## Problem statement
Transcribe the material verbatim in full; the pictures do not belong in the copy.

──────────

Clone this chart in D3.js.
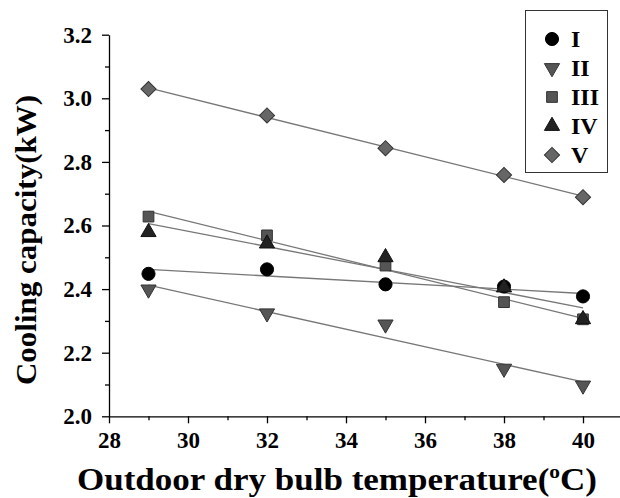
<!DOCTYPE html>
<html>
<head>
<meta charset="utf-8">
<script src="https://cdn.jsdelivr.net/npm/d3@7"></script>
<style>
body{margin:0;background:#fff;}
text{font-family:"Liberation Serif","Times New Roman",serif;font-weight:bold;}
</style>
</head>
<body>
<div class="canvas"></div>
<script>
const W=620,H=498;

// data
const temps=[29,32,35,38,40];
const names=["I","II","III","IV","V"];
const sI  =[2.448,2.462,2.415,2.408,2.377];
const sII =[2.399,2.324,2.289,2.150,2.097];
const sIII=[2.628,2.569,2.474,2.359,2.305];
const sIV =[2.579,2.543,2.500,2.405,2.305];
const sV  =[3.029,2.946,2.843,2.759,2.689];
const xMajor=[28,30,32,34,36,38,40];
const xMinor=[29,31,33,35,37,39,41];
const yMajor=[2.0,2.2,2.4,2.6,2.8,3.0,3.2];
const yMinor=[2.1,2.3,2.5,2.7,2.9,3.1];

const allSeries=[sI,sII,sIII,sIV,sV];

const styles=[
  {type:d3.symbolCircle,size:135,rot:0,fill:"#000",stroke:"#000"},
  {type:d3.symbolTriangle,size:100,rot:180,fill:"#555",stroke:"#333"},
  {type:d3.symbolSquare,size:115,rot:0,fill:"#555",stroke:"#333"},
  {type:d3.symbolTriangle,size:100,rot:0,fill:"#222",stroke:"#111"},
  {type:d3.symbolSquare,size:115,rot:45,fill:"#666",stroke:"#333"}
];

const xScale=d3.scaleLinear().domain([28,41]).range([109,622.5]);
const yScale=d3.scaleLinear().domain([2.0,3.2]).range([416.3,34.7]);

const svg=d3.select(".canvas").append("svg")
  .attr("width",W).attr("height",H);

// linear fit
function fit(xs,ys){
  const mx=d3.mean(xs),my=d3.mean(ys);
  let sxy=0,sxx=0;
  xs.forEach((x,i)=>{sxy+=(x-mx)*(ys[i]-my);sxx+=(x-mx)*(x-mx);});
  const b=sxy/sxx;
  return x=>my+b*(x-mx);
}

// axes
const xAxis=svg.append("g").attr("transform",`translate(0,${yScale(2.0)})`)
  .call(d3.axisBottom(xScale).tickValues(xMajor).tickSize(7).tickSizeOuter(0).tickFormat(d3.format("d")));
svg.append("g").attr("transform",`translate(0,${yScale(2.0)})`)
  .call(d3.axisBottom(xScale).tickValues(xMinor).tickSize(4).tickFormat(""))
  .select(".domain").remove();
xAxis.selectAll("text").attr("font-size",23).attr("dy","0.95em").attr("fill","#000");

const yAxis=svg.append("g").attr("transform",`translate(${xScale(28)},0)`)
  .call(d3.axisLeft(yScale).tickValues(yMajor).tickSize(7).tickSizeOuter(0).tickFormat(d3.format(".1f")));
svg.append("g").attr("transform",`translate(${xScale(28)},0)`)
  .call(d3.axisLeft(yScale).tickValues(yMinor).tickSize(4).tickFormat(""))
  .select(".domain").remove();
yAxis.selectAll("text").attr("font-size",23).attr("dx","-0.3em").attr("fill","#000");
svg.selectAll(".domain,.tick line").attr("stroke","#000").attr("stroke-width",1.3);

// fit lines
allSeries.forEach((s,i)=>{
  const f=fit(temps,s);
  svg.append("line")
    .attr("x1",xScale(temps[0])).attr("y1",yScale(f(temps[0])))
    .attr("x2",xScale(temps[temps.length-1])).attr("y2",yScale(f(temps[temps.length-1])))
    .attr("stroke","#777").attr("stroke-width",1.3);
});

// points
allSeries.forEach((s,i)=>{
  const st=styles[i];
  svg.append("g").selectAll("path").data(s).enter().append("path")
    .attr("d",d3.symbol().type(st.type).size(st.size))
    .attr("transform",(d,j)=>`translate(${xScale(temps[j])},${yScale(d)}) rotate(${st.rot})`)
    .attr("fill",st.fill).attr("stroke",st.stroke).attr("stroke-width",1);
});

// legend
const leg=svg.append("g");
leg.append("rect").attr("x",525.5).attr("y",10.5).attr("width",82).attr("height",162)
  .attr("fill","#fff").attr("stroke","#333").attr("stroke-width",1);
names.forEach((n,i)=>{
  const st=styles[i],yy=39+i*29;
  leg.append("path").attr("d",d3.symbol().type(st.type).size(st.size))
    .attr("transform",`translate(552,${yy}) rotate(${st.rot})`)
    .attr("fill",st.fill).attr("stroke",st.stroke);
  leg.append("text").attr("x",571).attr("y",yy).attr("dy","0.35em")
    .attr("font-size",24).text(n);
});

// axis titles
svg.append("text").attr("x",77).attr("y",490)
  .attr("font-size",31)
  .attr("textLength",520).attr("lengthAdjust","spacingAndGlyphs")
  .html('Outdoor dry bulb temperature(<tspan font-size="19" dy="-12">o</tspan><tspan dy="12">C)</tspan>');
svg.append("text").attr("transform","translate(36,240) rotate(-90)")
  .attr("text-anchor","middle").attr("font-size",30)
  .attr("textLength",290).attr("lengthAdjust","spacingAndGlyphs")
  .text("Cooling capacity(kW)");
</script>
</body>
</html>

──────────

## Answer to this problem
Clone this chart in D3.js.
<!DOCTYPE html>
<html>
<head>
<meta charset="utf-8">
<script src="https://cdn.jsdelivr.net/npm/d3@7"></script>
<style>
body{margin:0;background:#fff;}
text{font-family:"Liberation Serif","Times New Roman",serif;font-weight:bold;}
</style>
</head>
<body>
<div class="canvas"></div>
<script>
const W=620,H=498;

// data
const temps=[29,32,35,38,40];
const names=["I","II","III","IV","V"];
const sI  =[2.448,2.462,2.415,2.408,2.377];
const sII =[2.399,2.324,2.289,2.150,2.097];
const sIII=[2.628,2.569,2.474,2.359,2.305];
const sIV =[2.579,2.543,2.500,2.405,2.305];
const sV  =[3.029,2.946,2.843,2.759,2.689];
const xMajor=[28,30,32,34,36,38,40];
const xMinor=[29,31,33,35,37,39,41];
const yMajor=[2.0,2.2,2.4,2.6,2.8,3.0,3.2];
const yMinor=[2.1,2.3,2.5,2.7,2.9,3.1];

const allSeries=[sI,sII,sIII,sIV,sV];

const styles=[
  {type:d3.symbolCircle,size:135,rot:0,fill:"#000",stroke:"#000"},
  {type:d3.symbolTriangle,size:100,rot:180,fill:"#555",stroke:"#333"},
  {type:d3.symbolSquare,size:115,rot:0,fill:"#555",stroke:"#333"},
  {type:d3.symbolTriangle,size:100,rot:0,fill:"#222",stroke:"#111"},
  {type:d3.symbolSquare,size:115,rot:45,fill:"#666",stroke:"#333"}
];

const xScale=d3.scaleLinear().domain([28,41]).range([109,622.5]);
const yScale=d3.scaleLinear().domain([2.0,3.2]).range([416.3,34.7]);

const svg=d3.select(".canvas").append("svg")
  .attr("width",W).attr("height",H);

// linear fit
function fit(xs,ys){
  const mx=d3.mean(xs),my=d3.mean(ys);
  let sxy=0,sxx=0;
  xs.forEach((x,i)=>{sxy+=(x-mx)*(ys[i]-my);sxx+=(x-mx)*(x-mx);});
  const b=sxy/sxx;
  return x=>my+b*(x-mx);
}

// axes
const xAxis=svg.append("g").attr("transform",`translate(0,${yScale(2.0)})`)
  .call(d3.axisBottom(xScale).tickValues(xMajor).tickSize(7).tickSizeOuter(0).tickFormat(d3.format("d")));
svg.append("g").attr("transform",`translate(0,${yScale(2.0)})`)
  .call(d3.axisBottom(xScale).tickValues(xMinor).tickSize(4).tickFormat(""))
  .select(".domain").remove();
xAxis.selectAll("text").attr("font-size",23).attr("dy","0.95em").attr("fill","#000");

const yAxis=svg.append("g").attr("transform",`translate(${xScale(28)},0)`)
  .call(d3.axisLeft(yScale).tickValues(yMajor).tickSize(7).tickSizeOuter(0).tickFormat(d3.format(".1f")));
svg.append("g").attr("transform",`translate(${xScale(28)},0)`)
  .call(d3.axisLeft(yScale).tickValues(yMinor).tickSize(4).tickFormat(""))
  .select(".domain").remove();
yAxis.selectAll("text").attr("font-size",23).attr("dx","-0.3em").attr("fill","#000");
svg.selectAll(".domain,.tick line").attr("stroke","#000").attr("stroke-width",1.3);

// fit lines
allSeries.forEach((s,i)=>{
  const f=fit(temps,s);
  svg.append("line")
    .attr("x1",xScale(temps[0])).attr("y1",yScale(f(temps[0])))
    .attr("x2",xScale(temps[temps.length-1])).attr("y2",yScale(f(temps[temps.length-1])))
    .attr("stroke","#777").attr("stroke-width",1.3);
});

// points
allSeries.forEach((s,i)=>{
  const st=styles[i];
  svg.append("g").selectAll("path").data(s).enter().append("path")
    .attr("d",d3.symbol().type(st.type).size(st.size))
    .attr("transform",(d,j)=>`translate(${xScale(temps[j])},${yScale(d)}) rotate(${st.rot})`)
    .attr("fill",st.fill).attr("stroke",st.stroke).attr("stroke-width",1);
});

// legend
const leg=svg.append("g");
leg.append("rect").attr("x",525.5).attr("y",10.5).attr("width",82).attr("height",162)
  .attr("fill","#fff").attr("stroke","#333").attr("stroke-width",1);
names.forEach((n,i)=>{
  const st=styles[i],yy=39+i*29;
  leg.append("path").attr("d",d3.symbol().type(st.type).size(st.size))
    .attr("transform",`translate(552,${yy}) rotate(${st.rot})`)
    .attr("fill",st.fill).attr("stroke",st.stroke);
  leg.append("text").attr("x",571).attr("y",yy).attr("dy","0.35em")
    .attr("font-size",24).text(n);
});

// axis titles
svg.append("text").attr("x",77).attr("y",490)
  .attr("font-size",31)
  .attr("textLength",520).attr("lengthAdjust","spacingAndGlyphs")
  .html('Outdoor dry bulb temperature(<tspan font-size="19" dy="-12">o</tspan><tspan dy="12">C)</tspan>');
svg.append("text").attr("transform","translate(36,240) rotate(-90)")
  .attr("text-anchor","middle").attr("font-size",30)
  .attr("textLength",290).attr("lengthAdjust","spacingAndGlyphs")
  .text("Cooling capacity(kW)");
</script>
</body>
</html>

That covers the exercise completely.